This line from King Lear is part of the title of a 1999 lecture by Dr. Joanne Stroud, one of the founders, along with James Hillman, of The Dallas Institute of Humanities and Culture.
Lear: Who is it that can tell me who I am?
Fool: Lear’s shadow. (Act 1, Scene 4)
The exchange is a fitting lead in to Stroud’s lecture which centers on ideas of identity in the western tradition, especially in Jungian psychology. For Jung, “the shadow,” comprised of the disowned parts of a person or culture, is one of the first archetypal energies we encounter when we begin to look within, hoping to find out what and who we are.
I recommend Stroud’s transcript for its outline of Jung’s ideas as they bear on the western imperative, “Know Thyself,” which was inscribed at the entrance to Apollo’s temple at Delphi.

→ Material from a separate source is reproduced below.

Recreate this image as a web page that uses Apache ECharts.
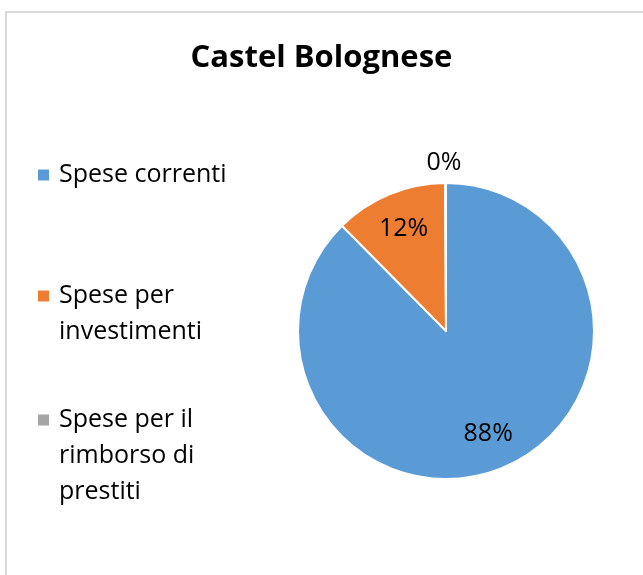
<!DOCTYPE html>
<html>
<head>
<meta charset="utf-8">
<script src="https://cdn.jsdelivr.net/npm/echarts@6/dist/echarts.min.js"></script>
<style>
  html, body { margin: 0; padding: 0; background: #fff; }
  #chart { width: 643px; height: 575px; }
</style>
</head>
<body>
<div id="chart"></div>
<script>
  const titleText = 'Castel Bolognese'
  const categories = ['Spese correnti', 'Spese per investimenti', 'Spese per il rimborso di prestiti']
  const legendLabels = ['Spese correnti', 'Spese per\ninvestimenti', 'Spese per il\nrimborso di\nprestiti']
  const values = [87.6, 12.3, 0.1]
  const colors = ['#5B9BD5', '#ED7D31', '#A5A5A5']

  // layout
  const font = 'Open Sans'
  const lineH = 36
  const legendCenters = [175, 296, 420] // icon centre of each legend entry
  const pieCenter = [446, 331]
  const pieRadius = 148
  const total = values.reduce((a, b) => a + b, 0)

  const chart = echarts.init(document.getElementById('chart'))

  // one legend per entry; blank lines on top push the first text line onto the icon
  const legends = categories.map((name, i) => {
    const n = legendLabels[i].split('\n').length
    return {
      orient: 'vertical',
      left: 38,
      top: legendCenters[i] - (2 * n - 1) * lineH / 2,
      padding: 0,
      itemWidth: 11,
      itemHeight: 11,
      itemGap: 0,
      icon: 'rect',
      itemStyle: { borderWidth: 0 },
      selectedMode: false,
      data: [name],
      formatter: () => '\n'.repeat(n - 1) + legendLabels[i],
      textStyle: { fontFamily: font, fontSize: 25, lineHeight: lineH, color: '#000', padding: [0, 0, 0, 5] }
    }
  })

  const labelStyle = { fontFamily: font, fontSize: 25, color: '#000', formatter: '{d}%' }

  chart.setOption({
    animation: false,
    graphic: [{
      type: 'rect',
      silent: true,
      z: -1,
      shape: { x: 6, y: 12, width: 1000, height: 1000 },
      style: { fill: 'none', stroke: '#D9D9D9', lineWidth: 2 }
    }],
    title: {
      text: titleText,
      left: 'center',
      top: 38,
      padding: [5, 5, 5, 17],
      textStyle: { fontFamily: font, fontSize: 31, fontWeight: 'bold', color: '#000' }
    },
    legend: legends,
    series: [{
      // slices
      type: 'pie',
      center: pieCenter,
      radius: [0, pieRadius],
      startAngle: 90,
      clockwise: true,
      percentPrecision: 0,
      avoidLabelOverlap: false,
      itemStyle: { borderColor: '#fff', borderWidth: 2 },
      label: { show: false },
      labelLine: { show: false, length: 20, length2: -21 },
      emphasis: { disabled: true },
      data: categories.map((name, i) => ({
        name: name,
        value: values[i],
        itemStyle: { color: colors[i] },
        label: values[i] / total < 0.005
          ? Object.assign({ show: true, position: 'outside' }, labelStyle)
          : { show: false }
      }))
    }, {
      // transparent copy, used only to put the inside labels further out
      type: 'pie',
      center: pieCenter,
      radius: [0, pieRadius * 1.46],
      startAngle: 90,
      clockwise: true,
      percentPrecision: 0,
      silent: true,
      avoidLabelOverlap: false,
      itemStyle: { color: 'rgba(0,0,0,0)' },
      labelLine: { show: false },
      emphasis: { disabled: true },
      label: Object.assign({ show: true, position: 'inside' }, labelStyle),
      data: categories.map((name, i) => ({
        name: name,
        value: values[i],
        label: { show: values[i] / total >= 0.005 }
      }))
    }]
  })
</script>
</body>
</html>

I’m guessing that the question “Who can tell me who I am,” is an undercurrent in the lives of everyone who has read this far. In addition to our own introspections, don’t we ask friends, teachers, novelists, religions, therapists, books, and even politicians in certain election years?
There is much to be learned from these sources, information that’s useful when choosing a career, a spouse, a place to live, or when plotting a novel or writing a poem. But that’s not what Lear asked or Apollo demanded at Delphi. The answer to the question of identity is like a rainbow, sometimes visible on the horizon, but elusive no matter how we chase it. The time comes when we have to ask the Dr. Phil question, “How’s that working for you?” Could it be that “identity,” as it is commonly imagined – as a kind of cosmic birth certificate – cannot be found?
That’s very good news according to Anam Thubten Rinpoche, a Tibetan Buddhist master I have written about before. I’ve taken some half-dozen daylong retreats with him since 2005, most recently in January of this year. I’ve wanted to write about the event, but it isn’t easy. Rather than add to our store of beliefs and concepts, Anam Thubten suggests we try letting them go. In his second book, The Magic of Awareness 2012, he says, “Good concepts are like a golden chain. Bad concepts are like an iron chain. They all equally bind you in the end.”
Reading that, I always think of meeting new people in social settings. “What do you do?” is usually one of the first questions. Do you ever resist being pigeonholed when that happens? At such moments don’t we understand that “I” am more than my roles and my vital statistics. Anam Thubten would add that we are greater than all our ideas of identity, which are just more sophisticated pigeonholes.
Next time I will try to describe the simple ways he invites us to drop our stories long enough to glimpse the reality that lies behind them. If that’s biting off much more than I can chew, at least it’s easier than trying to answer Lear’s question.